There was no clean shot of a creature walking into frame. No face. No dramatic stride through floodlight. Instead, the key image allegedly showed a broad dark body partly hidden behind stacked plow blades near the tree line, visible enough to bother workers but not clear enough to settle anything.

That is a common shape of modern Bigfoot evidence: not a perfect sighting, but a half-recorded contradiction. Cameras catch where something ended up, not how it arrived.

The plow blades matter because they create scale and obstruction at the same time. Stacked blades are big, recognizable yard objects. A dark form behind them can seem larger because the mind completes what it cannot see.

The cautious reading is simple: the photo needs context before it can mean much. The lingering reading is harder to shake: something wide and dark appears where no person or vehicle was supposed to be.

6. The Most Reasonable Explanation Is Still a Chain of Ordinary Events

A skeptical reconstruction can explain much of the case without invoking Sasquatch.

The weigh pad may have glitched after freeze-thaw stress. A worker, contractor, or unlogged vehicle may have entered through a blind angle. Scrape marks may have come from equipment. Muddy tracks may have been enlarged by slush, salt, or overlapping boot impressions. The dark shape may have been stacked material or a shadowed tarp.
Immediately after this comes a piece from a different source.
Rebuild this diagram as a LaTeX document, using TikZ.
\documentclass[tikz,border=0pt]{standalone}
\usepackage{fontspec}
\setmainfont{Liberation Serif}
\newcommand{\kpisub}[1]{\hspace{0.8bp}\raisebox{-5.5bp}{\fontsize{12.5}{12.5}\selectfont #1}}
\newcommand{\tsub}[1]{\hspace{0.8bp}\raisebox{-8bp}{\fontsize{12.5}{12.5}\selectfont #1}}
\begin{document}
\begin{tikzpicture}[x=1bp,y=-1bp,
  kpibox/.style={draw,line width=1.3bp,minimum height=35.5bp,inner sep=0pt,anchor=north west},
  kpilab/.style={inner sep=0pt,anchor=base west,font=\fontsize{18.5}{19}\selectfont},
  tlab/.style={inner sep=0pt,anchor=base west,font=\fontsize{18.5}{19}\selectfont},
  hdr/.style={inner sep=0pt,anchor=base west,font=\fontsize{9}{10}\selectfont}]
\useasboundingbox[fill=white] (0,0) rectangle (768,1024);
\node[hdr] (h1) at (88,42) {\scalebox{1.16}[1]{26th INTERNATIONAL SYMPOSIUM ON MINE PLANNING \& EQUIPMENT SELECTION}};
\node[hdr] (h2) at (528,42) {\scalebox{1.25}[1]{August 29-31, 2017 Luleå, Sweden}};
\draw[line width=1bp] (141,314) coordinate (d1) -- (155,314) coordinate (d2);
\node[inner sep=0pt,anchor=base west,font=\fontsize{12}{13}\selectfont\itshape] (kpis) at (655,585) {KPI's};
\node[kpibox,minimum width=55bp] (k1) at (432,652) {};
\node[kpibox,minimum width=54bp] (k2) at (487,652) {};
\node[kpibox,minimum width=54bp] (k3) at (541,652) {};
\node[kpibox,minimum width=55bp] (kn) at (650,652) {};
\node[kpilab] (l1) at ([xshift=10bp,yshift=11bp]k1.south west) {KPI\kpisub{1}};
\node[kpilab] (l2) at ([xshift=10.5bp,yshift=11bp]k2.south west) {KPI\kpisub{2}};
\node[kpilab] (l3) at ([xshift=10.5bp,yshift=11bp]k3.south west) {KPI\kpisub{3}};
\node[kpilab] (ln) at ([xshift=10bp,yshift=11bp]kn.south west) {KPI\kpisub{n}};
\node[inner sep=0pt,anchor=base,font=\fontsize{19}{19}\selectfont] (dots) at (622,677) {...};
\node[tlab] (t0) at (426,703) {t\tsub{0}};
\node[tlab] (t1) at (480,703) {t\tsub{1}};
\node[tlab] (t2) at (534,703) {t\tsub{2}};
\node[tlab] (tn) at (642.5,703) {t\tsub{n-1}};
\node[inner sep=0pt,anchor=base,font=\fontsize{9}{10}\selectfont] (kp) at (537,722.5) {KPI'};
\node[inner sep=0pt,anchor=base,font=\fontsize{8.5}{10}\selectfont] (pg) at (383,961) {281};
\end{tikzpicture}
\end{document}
This is the responsible starting point. County maintenance yards are messy, noisy, and full of objects that look strange in night images.

But the ordinary explanation has to line up several independent coincidences at once. It has to explain the timestamp, the missing truck entry, the bin marks, the track path, the salt-edge detail, and the dark figure near the trees.
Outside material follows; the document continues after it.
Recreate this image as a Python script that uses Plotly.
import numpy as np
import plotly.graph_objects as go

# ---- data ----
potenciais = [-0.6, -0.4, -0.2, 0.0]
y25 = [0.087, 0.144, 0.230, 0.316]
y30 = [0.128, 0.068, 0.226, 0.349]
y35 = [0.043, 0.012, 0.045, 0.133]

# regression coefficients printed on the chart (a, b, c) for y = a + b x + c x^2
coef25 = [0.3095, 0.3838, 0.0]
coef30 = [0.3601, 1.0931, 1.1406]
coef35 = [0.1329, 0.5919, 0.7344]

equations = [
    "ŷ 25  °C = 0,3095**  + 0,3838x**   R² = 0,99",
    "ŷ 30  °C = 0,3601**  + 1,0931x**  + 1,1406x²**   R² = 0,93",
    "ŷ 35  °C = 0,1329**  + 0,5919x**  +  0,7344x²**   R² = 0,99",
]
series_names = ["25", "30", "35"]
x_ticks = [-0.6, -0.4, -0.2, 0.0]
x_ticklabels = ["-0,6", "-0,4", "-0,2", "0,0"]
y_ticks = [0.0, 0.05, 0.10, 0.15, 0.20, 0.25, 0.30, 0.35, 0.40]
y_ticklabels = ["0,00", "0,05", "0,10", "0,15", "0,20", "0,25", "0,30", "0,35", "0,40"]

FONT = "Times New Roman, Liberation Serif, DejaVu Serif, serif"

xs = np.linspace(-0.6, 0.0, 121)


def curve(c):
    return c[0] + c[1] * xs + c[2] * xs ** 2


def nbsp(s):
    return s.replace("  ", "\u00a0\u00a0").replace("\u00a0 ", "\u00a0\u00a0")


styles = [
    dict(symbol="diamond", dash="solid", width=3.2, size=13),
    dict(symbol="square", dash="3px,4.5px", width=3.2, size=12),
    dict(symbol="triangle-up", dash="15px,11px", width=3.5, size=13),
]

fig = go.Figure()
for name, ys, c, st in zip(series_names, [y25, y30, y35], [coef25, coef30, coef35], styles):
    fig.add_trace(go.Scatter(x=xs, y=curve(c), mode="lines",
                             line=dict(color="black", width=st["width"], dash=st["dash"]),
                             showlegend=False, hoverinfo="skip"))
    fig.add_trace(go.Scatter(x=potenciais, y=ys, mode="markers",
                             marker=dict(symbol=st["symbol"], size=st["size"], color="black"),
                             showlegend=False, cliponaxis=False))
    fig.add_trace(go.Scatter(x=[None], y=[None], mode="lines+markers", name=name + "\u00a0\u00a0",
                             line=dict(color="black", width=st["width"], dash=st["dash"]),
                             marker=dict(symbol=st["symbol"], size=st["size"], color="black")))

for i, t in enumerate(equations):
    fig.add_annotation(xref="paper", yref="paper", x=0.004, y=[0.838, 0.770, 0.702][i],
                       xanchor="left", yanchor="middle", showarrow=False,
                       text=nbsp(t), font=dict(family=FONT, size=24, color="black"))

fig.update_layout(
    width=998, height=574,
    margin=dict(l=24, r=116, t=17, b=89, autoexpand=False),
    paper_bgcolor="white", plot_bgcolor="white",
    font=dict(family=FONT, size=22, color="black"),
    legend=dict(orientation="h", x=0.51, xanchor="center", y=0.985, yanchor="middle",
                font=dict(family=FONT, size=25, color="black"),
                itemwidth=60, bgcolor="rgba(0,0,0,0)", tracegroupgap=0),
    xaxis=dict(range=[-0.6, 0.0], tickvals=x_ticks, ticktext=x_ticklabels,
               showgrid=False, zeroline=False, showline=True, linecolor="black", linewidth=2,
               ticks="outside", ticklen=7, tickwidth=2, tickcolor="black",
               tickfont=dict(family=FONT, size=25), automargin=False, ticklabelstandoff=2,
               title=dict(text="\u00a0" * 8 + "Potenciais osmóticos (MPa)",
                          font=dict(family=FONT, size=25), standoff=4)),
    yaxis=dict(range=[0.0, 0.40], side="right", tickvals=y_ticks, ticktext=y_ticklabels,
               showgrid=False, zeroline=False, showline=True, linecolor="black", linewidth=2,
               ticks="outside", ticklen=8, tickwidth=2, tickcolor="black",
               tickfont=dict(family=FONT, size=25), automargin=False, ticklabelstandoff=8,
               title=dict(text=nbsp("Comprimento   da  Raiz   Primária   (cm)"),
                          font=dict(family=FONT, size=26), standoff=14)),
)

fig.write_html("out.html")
That does not make the extraordinary explanation true. It only means the simple explanation is not as simple as it first appears.

7. Why the Salt Itself Makes the Case Unusual

Salt is not just background in this story. It is the reason the evidence feels different.

A normal muddy track in a yard can be questioned endlessly. Was it a boot? Was it old? Did it thaw? Did a tire deform it? Salted pavement adds another layer because it actively changes the surface. It attacks edges, pulls moisture, and records temperature changes in a visible way.

If the prints truly crossed treated ground without losing their borders, then timing becomes important. The maker may have crossed close to inspection. Or the ground may have been colder and drier than expected. Or the prints may have carried mud from a different surface nearby.

None of those possibilities requires a monster. But all of them make the evidence more specific than a random footprint claim.

The salt yard, ironically, gives the story its best restraint. It forces the question away from belief and toward physical sequence: what happened first, what changed next, and what should have melted if the timeline is wrong?

Muddy prints crossing salted pavement

8. The Detail That Keeps the Report From Feeling Finished

The most unresolved part is the direction of travel.

The tracks reportedly crossed the paved area and seemed to angle toward the tree line beyond the stacked plow blades. If true, that would connect the weigh pad, the bin area, the camera image, and the wooded edge into one rough path.

That path is also where the story becomes vulnerable. A few missing photos, a poor angle, or an assumption about which print came first can turn a pattern into a coincidence.

Even so, the county salt shed account has a quality many better-known reports lack: it is built from unglamorous details. A scale record. A scrape. Mud on salted pavement. A dark body partly hidden by work equipment.

That is why it deserves cautious attention. Not because it proves Bigfoot entered a highway yard after a snowstorm, but because it shows how the most interesting Sasquatch evidence often arrives sideways, through ordinary systems that were never designed to document the unexplained.

If the report is ever fully explained, it will probably be through records, measurements, and better image context, not through louder claims. Until then, the 3:12 a.m. weigh pad reading remains a small winter anomaly with enough surrounding detail to keep the question open.